OT: Technology and (Dis)Ability

An Amputee Sprinter: Is He Disabled or Too-Abled?

Pistorius was born without the fibula in his lower legs and with other defects in his feet. He had both legs amputated below the knee when he was 11 months old. At 20, his coach says, he is like a five-speed engine with no second gear.

Yet Pistorius is also a searing talent who has begun erasing the lines between abled and disabled, raising philosophical questions: What should an athlete look like? Where should limits be placed on technology to balance fair play with the right to compete?

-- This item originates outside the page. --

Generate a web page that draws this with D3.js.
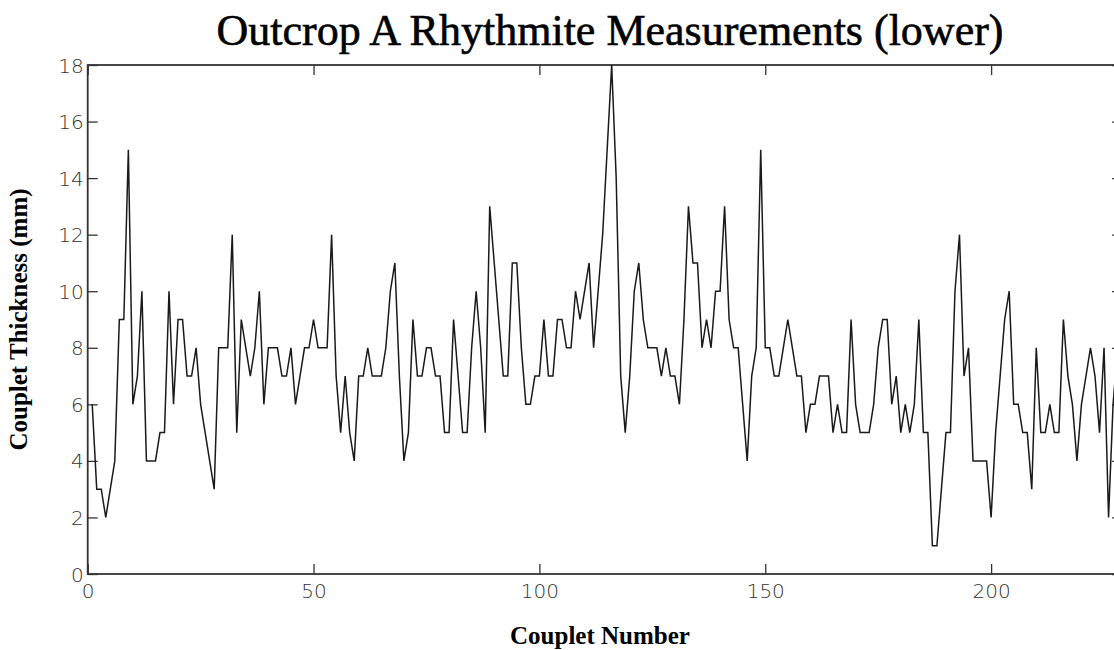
<!DOCTYPE html>
<html>
<head>
<meta charset="utf-8">
<script src="https://cdn.jsdelivr.net/npm/d3@7"></script>
<style>
  body { margin: 0; background: #fff; }
  .tick text { font-family: "DejaVu Sans", sans-serif; font-weight: 200; fill: #333; }
</style>
</head>
<body>
<div id="chart"></div>
<script>
// couplet thickness (mm), couplet 1 .. 228
let thickness = [
    6, 3, 3, 2, 3, 4, 9, 9, 15, 6, 7, 10, 4, 4, 4, 5, 5, 10, 6, 9,
    9, 7, 7, 8, 6, 5, 4, 3, 8, 8, 8, 12, 5, 9, 8, 7, 8, 10, 6, 8,
    8, 8, 7, 7, 8, 6, 7, 8, 8, 9, 8, 8, 8, 12, 7, 5, 7, 5, 4, 7,
    7, 8, 7, 7, 7, 8, 10, 11, 7, 4, 5, 9, 7, 7, 8, 8, 7, 7, 5, 5,
    9, 7, 5, 5, 8, 10, 8, 5, 13, 11, 9, 7, 7, 11, 11, 8, 6, 6, 7, 7,
    9, 7, 7, 9, 9, 8, 8, 10, 9, 10, 11, 8, 10, 12, 15, 18, 14, 7, 5, 7,
    10, 11, 9, 8, 8, 8, 7, 8, 7, 7, 6, 9, 13, 11, 11, 8, 9, 8, 10, 10,
    13, 9, 8, 8, 6, 4, 7, 8, 15, 8, 8, 7, 7, 8, 9, 8, 7, 7, 5, 6,
    6, 7, 7, 7, 5, 6, 5, 5, 9, 6, 5, 5, 5, 6, 8, 9, 9, 6, 7, 5,
    6, 5, 6, 9, 5, 5, 1, 1, 3, 5, 5, 10, 12, 7, 8, 4, 4, 4, 4, 2,
    5, 7, 9, 10, 6, 6, 5, 5, 3, 8, 5, 5, 6, 5, 5, 9, 7, 6, 4, 6,
    7, 8, 7, 5, 8, 2, 6, 8
];

let xTicks = [0, 50, 100, 150, 200];
let yTicks = [0, 2, 4, 6, 8, 10, 12, 14, 16, 18];

let titleText = "Outcrop A Rhythmite Measurements (lower)";
let xLabelText = "Couplet Number";
let yLabelText = "Couplet Thickness (mm)";

let svgWidth = 1114;
let svgHeight = 650;

// axes box (right edge runs past the picture)
let margin = {top: 65, left: 87.7};
let chartWidth = 1034.4;
let chartHeight = 509;

let svg = d3.select("#chart")
    .append("svg")
    .attr("width", svgWidth)
    .attr("height", svgHeight);

let chartGroup = svg.append("g")
    .attr("transform", `translate(${margin.left}, ${margin.top})`);

//scales
let xScale = d3.scaleLinear()
    .domain([0, 229])
    .range([0, chartWidth]);

let yScale = d3.scaleLinear()
    .domain([0, 18])
    .range([chartHeight, 0]);

//axes, ticks pointing inward like matlab
function styleAxis(g) {
    g.select(".domain").remove();
    g.selectAll(".tick line").attr("stroke", "#333").attr("stroke-width", 1.3);
}

chartGroup.append("g")
    .attr("transform", `translate(0, ${chartHeight})`)
    .call(d3.axisBottom(xScale).tickValues(xTicks).tickSizeInner(-10).tickPadding(10))
    .call(styleAxis)
    .selectAll("text").style("font-size", "20px");

chartGroup.append("g")
    .call(d3.axisTop(xScale).tickValues(xTicks).tickSizeInner(-10).tickFormat(""))
    .call(styleAxis);

chartGroup.append("g")
    .call(d3.axisLeft(yScale).tickValues(yTicks).tickSizeInner(-10).tickPadding(4))
    .call(styleAxis)
    .selectAll("text").style("font-size", "20px").attr("dy", "0.35em");

chartGroup.append("g")
    .attr("transform", `translate(${chartWidth}, 0)`)
    .call(d3.axisRight(yScale).tickValues(yTicks).tickSizeInner(-10).tickFormat(""))
    .call(styleAxis);

//box
chartGroup.append("rect")
    .attr("width", chartWidth)
    .attr("height", chartHeight)
    .attr("fill", "none")
    .attr("stroke", "#333")
    .attr("stroke-width", 1.8);

//data line
let line = d3.line()
    .x((d, i) => xScale(i + 1))
    .y(d => yScale(d));

chartGroup.append("path")
    .datum(thickness)
    .attr("d", line)
    .attr("fill", "none")
    .attr("stroke", "#1a1a1a")
    .attr("stroke-width", 1.5);

//labels
svg.append("text")
    .attr("x", 610)
    .attr("y", 45)
    .attr("text-anchor", "middle")
    .style("font-family", "'Liberation Serif', 'Times New Roman', serif")
    .style("font-size", "44px")
    .style("stroke", "#000")
    .style("stroke-width", 0.6)
    .text(titleText);

svg.append("text")
    .attr("x", 600)
    .attr("y", 644)
    .attr("text-anchor", "middle")
    .style("font-family", "'Liberation Serif', 'Times New Roman', serif")
    .style("font-weight", "bold")
    .style("font-size", "25px")
    .text(xLabelText);

svg.append("text")
    .attr("transform", "rotate(-90)")
    .attr("x", 0 - (margin.top + chartHeight / 2))
    .attr("y", 27)
    .attr("text-anchor", "middle")
    .style("font-family", "'Liberation Serif', 'Times New Roman', serif")
    .style("font-weight", "bold")
    .style("font-size", "25px")
    .text(yLabelText);
</script>
</body>
</html>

Would the nature of sport be altered if athletes using artificial limbs could run faster or jump higher than the best athletes using their natural limbs?

[…] Since March, Pistorius has delivered startling record performances for disabled athletes at 100 meters (10.91 seconds), 200 meters (21.58 seconds) and 400 meters (46.34 seconds). Those times do not meet Olympic qualifying standards for men, but the Beijing Games are still 15 months away. Already, Pistorius is fast enough that his marks would have won gold medals in equivalent women’s races at the 2004 Athens Olympics.

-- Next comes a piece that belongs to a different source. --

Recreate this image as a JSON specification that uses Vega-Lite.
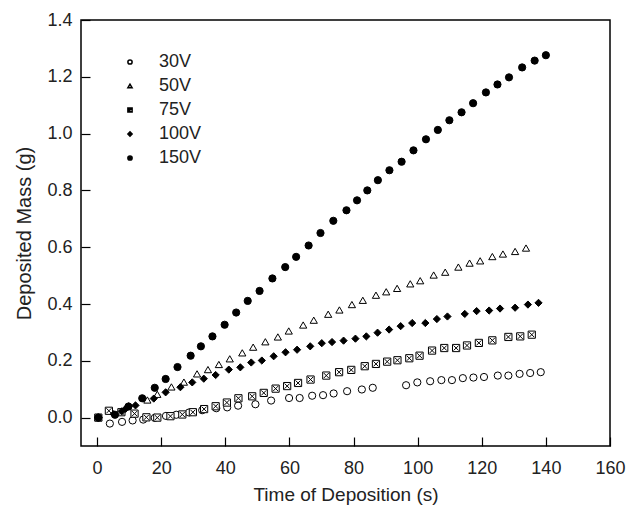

Pistorius’s time of 46.56 in the 400 earned him a second-place finish in March against able-bodied runners at the South African national championships. This seemingly makes him a candidate for the Olympic 4×400-meter relay should South Africa qualify as one of the world’s 16 fastest teams.

[…] “I pose a question” for the I.A.A.F., said Robert Gailey, an associate professor of physical therapy at the University of Miami Medical School, who has studied amputee runners. “Are they looking at not having an unfair advantage? Or are they discriminating because of the purity of the Olympics, because they don’t want to see a disabled man line up against an able-bodied man for fear that if the person who doesn’t have the perfect body wins, what does that say about the image of man?”

[…] A sobering question was posed recently on the Web site of the Connecticut-based Institute for Ethics and Emerging Technologies. “Given the arms race nature of competition,” will technological advantages cause “athletes to do something as seemingly radical as having their healthy natural limbs replaced by artificial ones?” wrote George Dvorsky, a member of the institute’s board of directors. “Is it self-mutilation when you’re getting a better limb?”